(Stated task):
Could you copy exactly the lines from the start of the records through the one containing "import pandas as pd", both included, and leave out the pictures?

----

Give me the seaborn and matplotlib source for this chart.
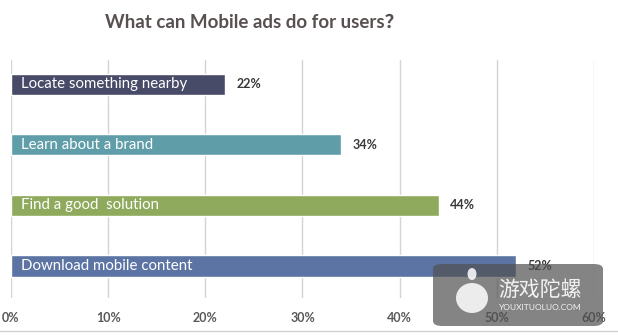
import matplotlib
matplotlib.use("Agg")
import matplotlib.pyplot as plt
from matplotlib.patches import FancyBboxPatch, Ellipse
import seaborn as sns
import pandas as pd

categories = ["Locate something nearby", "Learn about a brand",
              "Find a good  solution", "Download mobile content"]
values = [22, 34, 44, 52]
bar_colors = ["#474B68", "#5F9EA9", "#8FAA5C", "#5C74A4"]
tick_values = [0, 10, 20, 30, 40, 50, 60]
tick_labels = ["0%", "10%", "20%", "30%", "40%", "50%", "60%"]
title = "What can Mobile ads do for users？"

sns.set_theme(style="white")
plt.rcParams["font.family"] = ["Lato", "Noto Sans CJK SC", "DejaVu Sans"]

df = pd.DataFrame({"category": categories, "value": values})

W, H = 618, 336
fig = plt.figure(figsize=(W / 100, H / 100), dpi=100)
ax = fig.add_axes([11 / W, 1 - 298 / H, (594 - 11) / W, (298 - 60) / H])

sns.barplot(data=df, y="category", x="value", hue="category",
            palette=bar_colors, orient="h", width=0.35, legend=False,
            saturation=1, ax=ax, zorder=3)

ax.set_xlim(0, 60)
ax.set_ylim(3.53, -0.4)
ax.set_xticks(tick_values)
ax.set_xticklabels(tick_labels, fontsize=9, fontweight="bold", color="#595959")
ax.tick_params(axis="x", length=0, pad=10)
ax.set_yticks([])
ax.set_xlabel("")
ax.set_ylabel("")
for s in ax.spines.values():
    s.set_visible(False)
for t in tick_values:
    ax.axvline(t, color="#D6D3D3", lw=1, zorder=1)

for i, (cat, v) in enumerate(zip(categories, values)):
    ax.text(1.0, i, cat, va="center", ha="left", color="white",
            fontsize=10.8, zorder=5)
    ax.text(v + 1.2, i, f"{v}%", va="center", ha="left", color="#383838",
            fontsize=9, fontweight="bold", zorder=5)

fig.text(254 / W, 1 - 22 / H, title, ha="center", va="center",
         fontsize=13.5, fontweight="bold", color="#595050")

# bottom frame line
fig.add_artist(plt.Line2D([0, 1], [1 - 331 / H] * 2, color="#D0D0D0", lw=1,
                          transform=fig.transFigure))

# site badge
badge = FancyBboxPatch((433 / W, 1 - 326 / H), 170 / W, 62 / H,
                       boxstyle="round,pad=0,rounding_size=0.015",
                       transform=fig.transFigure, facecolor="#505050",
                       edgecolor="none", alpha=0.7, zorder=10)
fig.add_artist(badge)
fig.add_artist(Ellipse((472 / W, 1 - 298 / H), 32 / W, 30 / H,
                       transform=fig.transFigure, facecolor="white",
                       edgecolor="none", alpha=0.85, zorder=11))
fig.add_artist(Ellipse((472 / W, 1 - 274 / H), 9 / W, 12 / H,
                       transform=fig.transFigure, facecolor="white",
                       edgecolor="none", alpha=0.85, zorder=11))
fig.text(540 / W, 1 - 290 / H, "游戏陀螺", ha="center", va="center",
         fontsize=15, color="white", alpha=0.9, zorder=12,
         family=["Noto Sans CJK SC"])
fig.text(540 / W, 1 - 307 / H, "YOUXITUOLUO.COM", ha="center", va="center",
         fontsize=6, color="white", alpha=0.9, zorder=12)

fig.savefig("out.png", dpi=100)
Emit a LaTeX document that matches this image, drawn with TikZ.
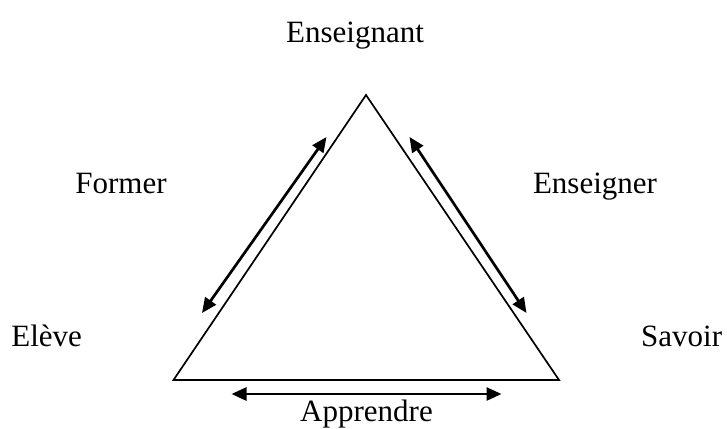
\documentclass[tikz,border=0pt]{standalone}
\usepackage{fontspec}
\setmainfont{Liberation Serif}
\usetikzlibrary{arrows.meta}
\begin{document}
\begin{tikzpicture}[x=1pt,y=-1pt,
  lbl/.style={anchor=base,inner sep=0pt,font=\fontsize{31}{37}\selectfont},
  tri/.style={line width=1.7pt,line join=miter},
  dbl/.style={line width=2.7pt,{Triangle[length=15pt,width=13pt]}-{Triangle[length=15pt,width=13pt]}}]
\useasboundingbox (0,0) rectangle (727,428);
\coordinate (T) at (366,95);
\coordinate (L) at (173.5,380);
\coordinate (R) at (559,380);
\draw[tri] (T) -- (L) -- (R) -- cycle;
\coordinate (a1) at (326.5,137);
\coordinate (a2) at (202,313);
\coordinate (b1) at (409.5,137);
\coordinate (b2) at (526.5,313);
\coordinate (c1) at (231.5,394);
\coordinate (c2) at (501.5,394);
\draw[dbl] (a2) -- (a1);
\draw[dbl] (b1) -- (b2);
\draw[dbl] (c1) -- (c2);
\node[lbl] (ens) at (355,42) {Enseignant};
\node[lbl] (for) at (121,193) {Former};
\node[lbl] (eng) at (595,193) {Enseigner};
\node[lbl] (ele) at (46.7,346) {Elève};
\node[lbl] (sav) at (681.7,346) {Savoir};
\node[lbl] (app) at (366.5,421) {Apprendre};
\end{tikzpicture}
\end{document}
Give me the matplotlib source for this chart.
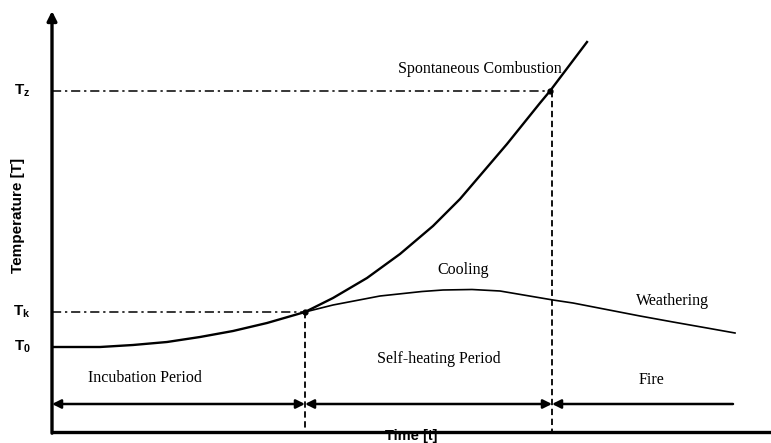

----

(Answer for this exercise):
Give me the seaborn and matplotlib source for this chart.
import matplotlib
matplotlib.use("Agg")
import matplotlib.pyplot as plt
from matplotlib.patches import FancyBboxPatch, Ellipse
import seaborn as sns
import pandas as pd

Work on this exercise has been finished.